A U.S. district court in Vermont has ruled that Vermont Law School can conceal a large public artwork about slavery that has divided viewers for years because of imagery that some deem offensive and cartoonish. The judge rejected the artist’s argument that doing so would violate his rights under VARA, or the Visual Artists Rights Act of 1990.
In a decision dated October 20, Chief Judge Geoffrey W. Crawford granted the school’s request for summary judgment and reiterated an earlier ruling in the case—when the artist sought an injunction— that “the text of the VARA does not protect against the concealment or removal from display of artworks.”
The artist Samuel Kerson painted the works in 1993 on the walls of the law school’s Jonathan B. Chase Community Center in Royalton, Vt. Collectively titled The Underground Railroad and the Fugitive Slave, the dual panels (dubbed “Slavery” and “Liberation”) were intended to depict the evils of slavery and the actions of abolitionists and activists in Vermont who aided slaves seeking freedom on the Underground Railroad.
Since at least 2001, the school had fielded complaints from students who expressed discomfort with the murals. Some described the images as “cartoonish, almost animalistic” depictions of enslaved African people, according to court papers.
“We are disappointed by Judge Crawford’s decision and will be taking an appeal to the Second Circuit,” said Kerson’s attorneys, Steven Hyman and Richard Rubin, in an email to Artnet News. They called it “unfortunate that more than 25 years after Vermont Law School asked Mr. Kerson to paint these two 24-foot murals commemorating Vermont’s role in the Underground Railroad and celebrated its completion, it now is intent on permanently covering them from view.” Concealing the murals is “an affront” to the artist’s honor and reputation, they added.

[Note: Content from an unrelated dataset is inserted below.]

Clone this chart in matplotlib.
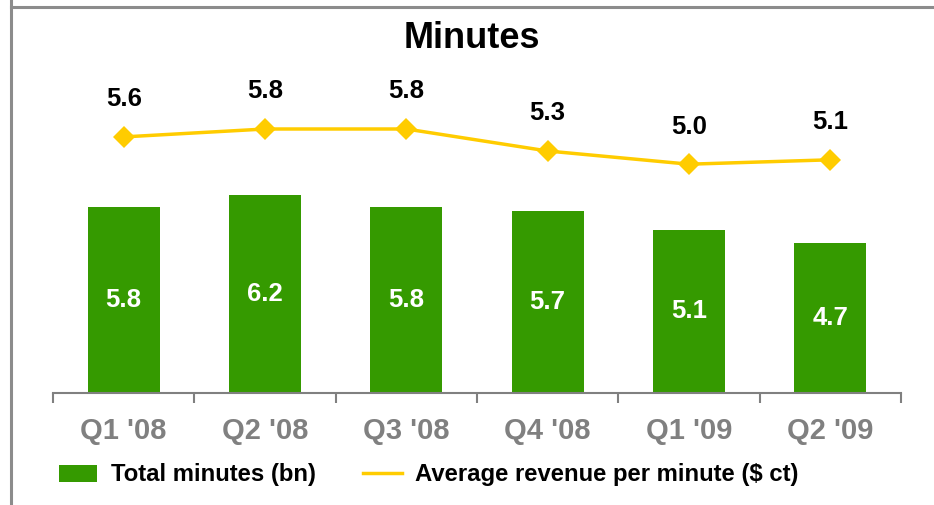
import matplotlib
matplotlib.use("Agg")
import matplotlib.pyplot as plt
from matplotlib.lines import Line2D

plt.rcParams['font.family'] = ['Liberation Sans', 'DejaVu Sans']
plt.rcParams['font.weight'] = 'bold'

quarters = ["Q1 '08", "Q2 '08", "Q3 '08", "Q4 '08", "Q1 '09", "Q2 '09"]
minutes = [5.8, 6.2, 5.8, 5.7, 5.1, 4.7]
rev_per_min = [5.62, 5.8, 5.8, 5.3, 5.0, 5.1]

green = '#359a00'
gold = '#ffcc00'
gray = '#808080'

W, H = 934, 505
fig = plt.figure(figsize=(W / 100, H / 100), dpi=100)
ax = fig.add_axes([53 / W, 1 - 393 / H, 848 / W, 333 / H])

x = list(range(len(quarters)))
bars = ax.bar(x, minutes, width=0.51, color=green, label='Total minutes (bn)')
for xi, v in zip(x, minutes):
    ax.text(xi, v / 2, f'{v:.1f}', ha='center', va='center', color='white',
            fontsize=18.5, fontweight='bold')

ax.set_xlim(-0.5, len(quarters) - 0.5)
ax.set_ylim(0, 333 / 32)
for s in ['top', 'right', 'left']:
    ax.spines[s].set_visible(False)
ax.spines['bottom'].set_color(gray)
ax.spines['bottom'].set_linewidth(1.5)
ax.set_yticks([])
ax.set_xticks([i - 0.5 for i in range(len(quarters) + 1)])
ax.set_xticklabels([])
ax.tick_params(axis='x', which='major', length=7, width=1.5, color=gray)
ax.set_xticks(x, minor=True)
ax.set_xticklabels(quarters, minor=True)
ax.tick_params(axis='x', which='minor', length=0, pad=17, labelsize=21,
               labelcolor=gray)

ax2 = ax.twinx()
ax2.set_ylim(5.8 - 264 / 44, 5.8 + 69 / 44)
ax2.plot(x, rev_per_min, color=gold, lw=2.5, marker='D', ms=11, mew=0)
for xi, v in zip(x, rev_per_min):
    ax2.annotate(f'{v:.1f}', (xi, v), xytext=(0, 27), textcoords='offset points',
                 ha='center', va='center', fontsize=18.5, fontweight='bold')
ax2.axis('off')

fig.text(472 / W, 1 - 38 / H, 'Minutes', ha='center', va='center',
         fontsize=26, fontweight='bold')

ln = Line2D([], [], color=gold, lw=2.5, label='Average revenue per minute ($ ct)')
leg = ax.legend(handles=[bars, ln], loc='center left', ncol=2,
                bbox_to_anchor=(59 / W, 1 - 475 / H), bbox_transform=fig.transFigure,
                frameon=False, fontsize=17.2, borderpad=0, borderaxespad=0,
                handlelength=1.6, handletextpad=0.56, columnspacing=2.0)

fig.add_artist(Line2D([11 / W, 11 / W], [0, 1], color='#8c8c8c', lw=2.2))
fig.add_artist(Line2D([11 / W, 1], [1 - 7 / H, 1 - 7 / H], color='#8c8c8c', lw=2.2))

fig.savefig('out.png', dpi=100)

The school’s counsel wrote in an email to Artnet News, “We are very pleased that the Court has vindicated Vermont Law School’s right to cover the Kerson mural,” said attorney Justin Barnard. “[I]t became clear over recent years that the mural—which many feel depicts Black bodies in a caricatured, stereotyped manner—was inconsistent” with the school’s mission, and had become a source of discord.
The school also released a statement, saying that it will now, with the court’s approval, “be able to cover the mural in support of our students and community members who find the mural offensive because of how it caricatures enslaved Africans specifically, and casually stereotypes Black bodies in general,” according to board chair Glenn J. Berger.
In 2013, the school attached plaques to the wall next to the artworks explaining the purpose of the mural and its intent to depict the shameful history of slavery as well as Vermont’s role in the Underground Railroad. However, calls to remove them grew louder last year in the wake of the murder of George Floyd in Minneapolis, as social justice movements and protests swept the U.S. and the world.
When some of the school’s leaders agreed that the works should be removed, its president, Thomas McHenry, sent Kerson a letter notifying him of the intent to remove or cover the murals permanently and gave the artist the opportunity to remove the murals himself, along with the offer to return full ownership.
One point Kerson and the school do agree on is that the sheetrock cannot be removed without damaging the murals. When Kerson sued the school in December, he moved for a preliminary injunction, asking the court to bar the school from covering the mural while the lawsuit was pending. The court ruled on and denied that motion in March.
The school’s proposal to conceal the murals is not only extraordinarily detailed, it seems to have factored into the judge’s opinion that it is permissible, since it does not directly damage or alter the works. Per the proposal the artwork will be covered by “building a wooden frame around the murals that will support acoustic panels. The panels will permanently conceal the murals from view. Neither the frame nor the panels will actually touch the murals.”
Judge Crawford explored questions of modification as they relate to VARA and wrote: “Few would describe concealing the mural as a ‘distortion’ or a ‘mutilation’.” He also cited a landmark VARA case from 2010 involving the artist Christopher Buchel and the Massachusetts Museum of Contemporary Art (Mass MoCA), writing: “One other court decision has ruled that concealing an artwork from view is not a modification or distortion.”
The case bears similarity to a 2017 furor centered on a set of murals by Thomas Hart Benton in a classroom at Indiana University that depicted hooded members of the Ku Klux Klan. When 1,600 people signed on to a letter asking the school to take down or conceal the offending panel, the school responded by no longer holding classes there in hopes of addressing the controversy without actually removing the artwork.